Неземная, как другие смертные, по закону католической церкви, не имеет права на третий брак и обзаводится любовником. Промотавшийся, спившийся во имя любви Жозе Матиас простаивает теперь ночи напролет в грязном, как сточная канава, подъезде, напротив дома, где дважды овдовевшая снимает квартирку для тайных свиданий. Теперь единственное счастье ночного рыцаря - знать, что любовник не изменяет Элизе, тем самым не оскорбляя и его, Жозе Матиаса, возвышенной любви. Короткое счастье! Оно обрывается смертью. Пожалуй, гуманной смертью: привезенный в больницу только охнуть и успел.
Как философ и метафизик, рассказчик доволен, что по поручению вдовы Ногейро ее любовник пришел на похороны с букетом цветов: Материя пришла поклониться Духу. По мнению рассказчика, если бы случилось наоборот, то вдова не послала бы "любовника души" на похороны "любовника плоти". Уже ради того, чтобы увидеть победу Духа, стоило проводить в последний путь Жозе Матиаса, который, "весьма возможно, был значительно больше, чем мужчина, или совсем им не был".
Так что же, опять ирония, доходящая до издевки? Несомненно. И все же под ее покровом теплится чувство к Жозе Матиасу, не осквернившему своей надзвездной любви ни единым прикосновением к земной прозе. Разве эта любовь не сродни любви другого рыцаря к другой Прекрасной Даме по имени Дульсинея Тобосская?
Эса де Кейрош скептически относится и к самому повествовотелю. В "Реликвии" роль трезво-тупого носителя разума играет Топсиус, всеведущий педант, доктор Боннского университета, автор многотомно-монументальных трудов; если же выйти за пределы творчества Эсы, то от рассказчика протянутся нити к образу повествователя, традиционному для прощавшейся с романтизмом реалистической прозы, шедевром которой является новелла, ставшая легендою, мифом: "Кармен" Проспера Мериме.
В последнем счете взгляд на романтику определился у Эсы отношением к прогрессу, к цивилизации и культуре. Для понимания этого отношения особенно важна повесть "Цивилизация", ставшая основой посмертно изданного романа "Город и горы".
В предисловиях к романам уже шла речь о том, что противопоставление природы и цивилизации лишено в "Городе и горах" - и в повести, ставшей ее основой, - руссоистской страстности; оно скорей благодушно, чем сурово. В "горах" патриархальная примитивность возвращает Жасинто, доведенному "городом" до зеленой тоски и безнадежного пессимизма, оглушенному последними криками, шумами, писками "цивилизации", благословенную тишину и радость, интерес и вкус к жизни. Возвращение это совершается по воле счастливого случая, который на самом-то деле грустен: за ним слышится проповедь умеренности, видится розовая идиллия.

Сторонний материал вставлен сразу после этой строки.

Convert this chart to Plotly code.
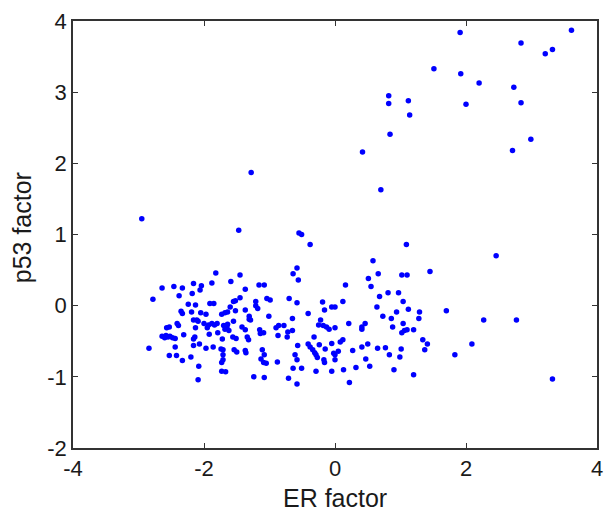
import plotly.graph_objects as go

# ER factor (x) and p53 factor (y) values
er_factor = [
    -2.95, -1.28, -1.47, -0.55, -0.51, -0.38,
    1.91, 3.61, 2.84, 3.21, 3.32, 1.51, 1.92, 2.20, 2.73, 0.82, 0.82, 1.12, 1.14,
    2.00, 2.84, 0.84, 2.99, 0.42, 2.71, 0.70,
    1.09, 2.46, 0.58, 0.66, 1.02, 1.10, 1.45, 0.16, 0.51, 0.55, 0.68, 0.81, 0.97,
    1.04, 0.12, -0.05, 0.00, 0.64, 1.12, 1.29, 1.70, 0.94, 0.73, 0.86, 1.28, 2.27,
    2.77, 0.21, 0.46, 0.41, 0.41, 0.00, 0.88, 1.04, 1.02, 1.06, 1.10, 1.20, 1.34,
    1.41, 1.37, 2.09, -0.05, 0.08, 0.12, 0.50, 0.41, 0.65, 0.77, 1.01, 0.27, 0.05,
    0.00, 0.83, 0.99, 1.83, 0.00, 0.47, 0.53, 0.32, -0.05, 0.13, 0.90, 1.20, 0.22,
    3.32,
    -1.82, -1.45, -0.58, -0.64, -0.56, -1.88, -1.59, -2.16, -2.04, -2.06, -2.46,
    -2.33, -2.64, -2.78, -2.38, -2.18, -1.37, -1.45, -1.16, -1.08, -1.21, -1.21,
    -1.04, -0.99, -0.70, -0.58, -0.19, -2.24, -2.13, -1.91, -1.85, -1.55, -1.52,
    -1.60, -1.37, -1.18, -0.41, -0.16, -2.35, -2.33, -2.19, -2.05, -1.97, -1.73,
    -1.68, -1.64, -1.52, -1.31, -1.31, -1.29, -1.01, -0.65, -0.22, -2.16, -2.11,
    -2.09, -2.00, -1.93, -1.88, -1.84, -1.80, -1.70, -1.68, -1.65, -1.62, -1.64,
    -1.95, -2.13, -2.41, -2.39, -2.57, -2.53, -1.55, -1.37, -1.42, -1.15, -1.14,
    -1.09, -0.90, -0.86, -0.78, -0.72, -0.65, -0.25, -0.18, -0.13, -0.09,
    -2.64, -2.60, -2.58, -2.55, -2.52, -2.48, -2.44, -2.31, -2.16, -2.14, -1.92,
    -1.79, -1.72, -1.56, -1.51, -1.34, -1.32, -0.87, -0.73, -0.32,
    -2.84, -2.44, -2.16, -2.07, -1.97, -1.86, -1.74, -1.71, -1.54, -1.50, -1.37,
    -1.36, -1.11, -1.08, -0.57, -0.41, -0.38, -0.34, -0.31, -0.29, -0.27, -0.24,
    -0.15, -0.02, -2.53, -2.42, -2.33, -2.20, -1.71, -1.71, -1.73, -1.13, -1.09,
    -1.05, -0.88, -0.61, -0.58, -0.17, -0.16, -2.08, -1.73, -1.67, -1.24, -1.08,
    -0.71, -0.64, -0.51, -0.58, -0.29, -2.09,
]
p53_factor = [
    1.22, 1.87, 1.06, 1.02, 1.00, 0.86,
    3.84, 3.87, 3.69, 3.54, 3.60, 3.33, 3.26, 3.13, 3.07, 2.95, 2.84, 2.88, 2.68,
    2.83, 2.85, 2.41, 2.34, 2.16, 2.18, 1.63,
    0.86, 0.70, 0.63, 0.45, 0.43, 0.43, 0.48, 0.29, 0.38, 0.27, 0.13, 0.18, 0.18,
    0.06, 0.06, -0.02, -0.02, -0.02, -0.05, -0.09, -0.07, -0.09, -0.15, -0.18, -0.18, -0.20,
    -0.20, -0.25, -0.25, -0.33, -0.30, -0.31, -0.30, -0.25, -0.38, -0.35, -0.34, -0.34, -0.48,
    -0.54, -0.62, -0.54, -0.53, -0.51, -0.48, -0.54, -0.58, -0.60, -0.59, -0.61, -0.63, -0.64,
    -0.69, -0.69, -0.72, -0.69, -0.76, -0.75, -0.85, -0.87, -0.92, -0.90, -0.90, -0.97, -1.08,
    -1.03,
    0.46, 0.43, 0.53, 0.45, 0.36, 0.32, 0.34, 0.31, 0.28, 0.22, 0.27,
    0.25, 0.25, 0.09, 0.14, 0.17, 0.23, 0.11, 0.29, 0.29, 0.06, 0.00,
    0.10, 0.08, 0.10, 0.04, 0.05, 0.02, 0.01, 0.03, 0.03, 0.06, 0.07,
    -0.02, -0.06, -0.04, -0.11, -0.06, -0.08, -0.11, -0.09, -0.10, -0.12, -0.12,
    -0.10, -0.09, -0.07, -0.15, -0.19, -0.20, -0.15, -0.18, -0.20, -0.20, -0.20,
    -0.22, -0.25, -0.27, -0.25, -0.27, -0.25, -0.28, -0.33, -0.30, -0.35, -0.26,
    -0.31, -0.31, -0.25, -0.28, -0.31, -0.30, -0.22, -0.34, -0.30, -0.34, -0.39,
    -0.38, -0.31, -0.28, -0.28, -0.37, -0.35, -0.27, -0.28, -0.30, -0.33,
    -0.43, -0.45, -0.42, -0.44, -0.43, -0.45, -0.46, -0.41, -0.47, -0.44, -0.40,
    -0.38, -0.47, -0.44, -0.46, -0.44, -0.48, -0.42, -0.44, -0.44,
    -0.60, -0.58, -0.56, -0.54, -0.60, -0.58, -0.61, -0.62, -0.62, -0.65, -0.63,
    -0.66, -0.62, -0.69, -0.56, -0.54, -0.58, -0.62, -0.66, -0.69, -0.73, -0.55,
    -0.61, -0.67, -0.70, -0.70, -0.77, -0.72, -0.69, -0.76, -0.80, -0.75, -0.80,
    -0.81, -0.79, -0.69, -0.76, -0.76, -0.80, -0.85, -0.92, -0.93, -1.00, -1.01,
    -1.02, -0.88, -0.88, -1.10, -0.92, -1.04,
]

x_ticks = [-4, -2, 0, 2, 4]
y_ticks = [-2, -1, 0, 1, 2, 3, 4]
x_title = "ER factor"
y_title = "p53 factor"

FONT = "Liberation Sans, Arial, sans-serif"

fig = go.Figure()
fig.add_trace(go.Scatter(
    x=er_factor, y=p53_factor, mode="markers",
    marker=dict(color="#0000ff", size=5.5, line=dict(width=0)),
    hoverinfo="skip",
))

axis_common = dict(
    showgrid=False, zeroline=False, showline=True, mirror="ticks",
    linecolor="#333333", linewidth=1.5, automargin=False,
    ticks="inside", ticklen=5, tickwidth=1, tickcolor="#333333",
    tickfont=dict(family=FONT, size=22, color="#1a1a1a"),
)

fig.update_xaxes(range=[-4, 4], tickvals=x_ticks,
                 ticktext=[str(v) for v in x_ticks], **axis_common)
fig.update_yaxes(range=[-2, 4], tickvals=y_ticks,
                 ticktext=[str(v) for v in y_ticks], **axis_common)

title_font = dict(family=FONT, size=25, color="#1a1a1a")
fig.add_annotation(text=x_title, xref="paper", yref="paper",
                   x=0.5, y=-0.118, xanchor="center", yanchor="middle",
                   showarrow=False, font=title_font)
fig.add_annotation(text=y_title, xref="paper", yref="paper",
                   x=-0.097, y=0.515, xanchor="center", yanchor="middle",
                   textangle=-90, showarrow=False, font=title_font)

fig.update_layout(
    width=610, height=513,
    margin=dict(l=73, r=13, t=21, b=65),
    paper_bgcolor="white", plot_bgcolor="white",
    showlegend=False,
)

fig.write_html("out.html",
               config={"displayModeBar": False},
               post_script="document.body.style.margin='0';document.body.style.overflow='hidden';")
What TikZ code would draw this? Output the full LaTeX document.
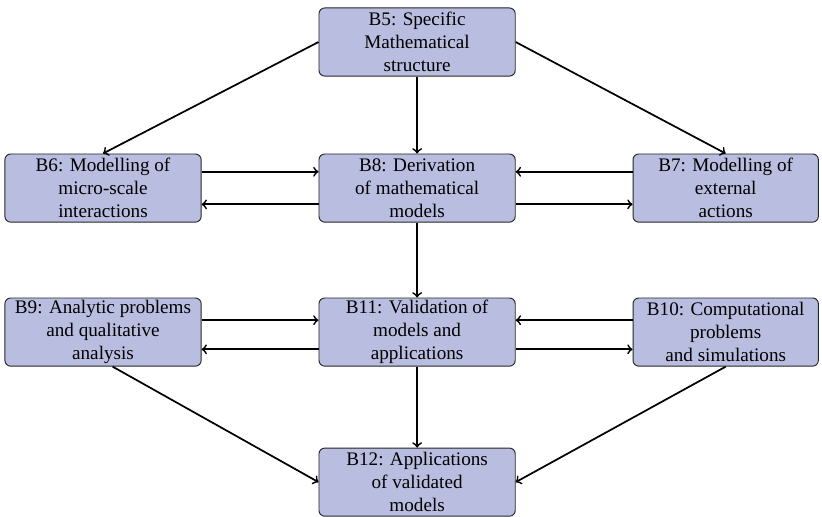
\documentclass[tikz,border=0pt]{standalone}
\usepackage{fontspec}
\setmainfont{Liberation Serif}
\definecolor{boxfill}{RGB}{185,189,224}
\tikzset{
  block/.style={draw=black!85, line width=0.5pt, rounded corners=3pt, fill=boxfill,
    minimum width=3.6cm, minimum height=1.25cm, align=center, inner sep=1pt,
    font=\fontsize{10}{12}\selectfont},
  narrow/.style={minimum width=3.4cm},
  link/.style={->, line width=0.9pt}
}
\begin{document}
\begin{tikzpicture}[scale=1]

\useasboundingbox (0,0) rectangle (15.08,-9.47);

% top
\node[block] (b5) at (7.652,-0.771) {B5: Specific\\Mathematical\\structure};

% second row
\node[block] (b6) at (1.890,-3.450) {B6: Modelling of\\micro-scale\\interactions};
\node[block] (b8) at (7.652,-3.450) {B8: Derivation\\of mathematical\\models};
\node[block,narrow] (b7) at (13.313,-3.450) {B7: Modelling of\\external\\actions};

% third row
\node[block] (b9) at (1.890,-6.092) {B9: Analytic problems\\and qualitative\\analysis};
\node[block] (b11) at (7.652,-6.092) {B11: Validation of\\models and\\applications};
\node[block,narrow] (b10) at (13.313,-6.092) {B10: Computational\\problems\\and simulations};

% bottom
\node[block] (b12) at (7.652,-8.845) {B12: Applications\\of validated\\models};

\draw [link] (b5.west) -- (b6.north);
\draw [link] (b5.south) -- (b8.north);
\draw [link] (b5.east) -- (b7.north);

\draw [link] ([yshift=8.5pt]b6.east) -- ([yshift=8.5pt]b8.west);
\draw [link] ([yshift=-8.5pt]b8.west) -- ([yshift=-8.5pt]b6.east);
\draw [link] ([yshift=8.5pt]b7.west) -- ([yshift=8.5pt]b8.east);
\draw [link] ([yshift=-8.5pt]b8.east) -- ([yshift=-8.5pt]b7.west);

\draw [link] (b8.south) -- (b11.north);

\draw [link] ([yshift=6.2pt]b9.east) -- ([yshift=6.2pt]b11.west);
\draw [link] ([yshift=-9pt]b11.west) -- ([yshift=-9pt]b9.east);
\draw [link] ([yshift=6.2pt]b10.west) -- ([yshift=6.2pt]b11.east);
\draw [link] ([yshift=-9pt]b11.east) -- ([yshift=-9pt]b10.west);

\draw [link] (b11.south) -- (b12.north);
\draw [link] ([xshift=5pt]b9.south) -- (b12.west);
\draw [link] (b10.south) -- (b12.east);

\end{tikzpicture}
\end{document}
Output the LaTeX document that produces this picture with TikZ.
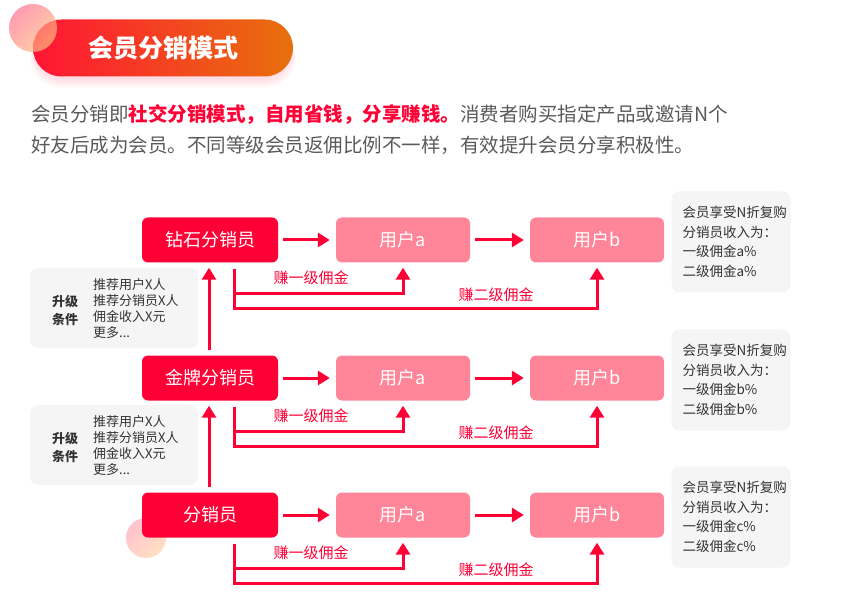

На последних, присыпанных сахарной пудрой страницах романа - и повести, лежащей в его основе, - сказался настрой того поколения европейской интеллигенции, которому на исходе века казалось: революционные взрывы 1848 года и Парижской коммуны отошли в область воспоминаний, 1789-й - событие давно отгремевшего прошлого, мирные времена утверждаются в Европе навечно.
"Эпохальные" объяснения большей частью справедливы и всегда недостаточны: исторические причины, общие для художников одного поколения и одной страны, одного города, еще не дают разгадки, отчего каждый художник старается выстроить дом свой по-своему.
Только ли особенности развития Португалии виновны в том, что в "Цивилизации", в "Городе и горах" уксус социальной иронии порядком выдохся? Не лежит ли немалая часть вины на писателе?
Дипломатия, когда-то распахнувшая перед Эсой большой мир, теперь ограничила его кругозор, ибо стала общественной позицией. Профессия и карьера не могли не сказаться на творчестве: поддерживая порядок, пусть только левой рукой, трудно ниспровергать его правой. Тем более что ярость ниспровержения не всегда же резонней сдержанности компромисса.